Although it seems too obvious to state, when our children marry they bring with them different parenting philosophies. This often causes real friction within the family.

Especially if the parents come from opposite parenting styles. When you consider the different backgrounds, family history and dynamics, the possibilities are endless. And so are the opportunities for conflicts with in-laws—otherwise known as grandparents.

What do you do to discipline your grandchild when she has a meltdown?

Recently, we ran into this issue with my three-year-old granddaughter. The older granddaughters wanted to have a tea-party. I’m always up for a tea-party with my little ladies.

Everyone dressed up. Seven little girls, who ranged in ages three through seven years old all dabbed on make-up and donned my Sunday hats.

The table was set. We put a fresh bouquet of flowers as a centerpiece and lit candles.

As we gathered around the table, putting our napkins in our laps, my three-year old decided she was not happy. In an instant, she jumped down from her chair. As she thumped her chubby little feet into the living room, she tossed her hat.

Meanwhile, the other little girls stopped and stared at me. So I smiled at them and asked to be excused from the table.

Entering the bedroom where it was raining baby tears, I simply said, “When you are done, you can come out and have tea and cookies. But don’t come out until you stop crying.”

Within the span of five minutes, a new little girl emerged from the bedroom. Wiping her face (and smearing the lipstick on her cheek) she picked up her hat and rejoined us at the table.

When faced with a meltdown, before attempting to discipline your grandchild, here are a few points to consider.

• Never get mad. There is no point in taking a child’s emotions personally.
• Demanding that she stops, is fruitless. Chances are she simply can’t at this point.
• Don’t try to reason, or have a discussion. There will be time for that later.
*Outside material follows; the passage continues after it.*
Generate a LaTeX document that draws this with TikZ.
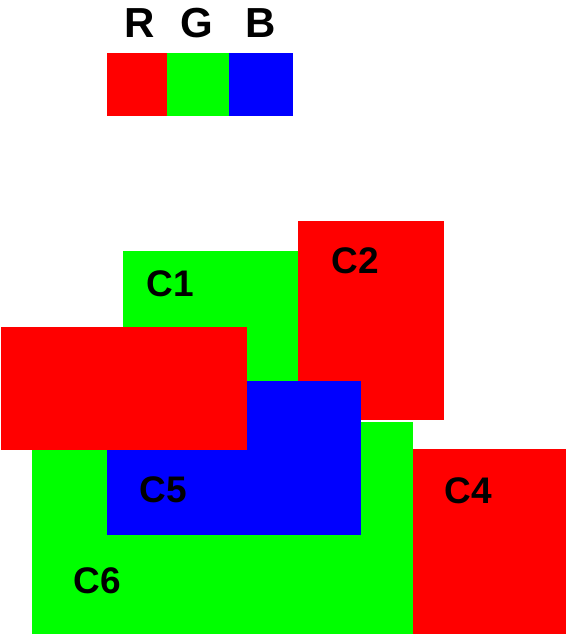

Remember, part of growing up is learning how to regulate strong emotions. Often times, a child’s immature body simply cannot process everything and the result is loss of control. Much in the same way we may feel the effects of too much caffeine and ramble. Or having too much Thanksgiving turkey and falling asleep when we should be doing dishes.

In the case of little ones having meltdowns, it’s best to wait them out. Tend to their need. Sometimes the whole ordeal can be fixed with a nap.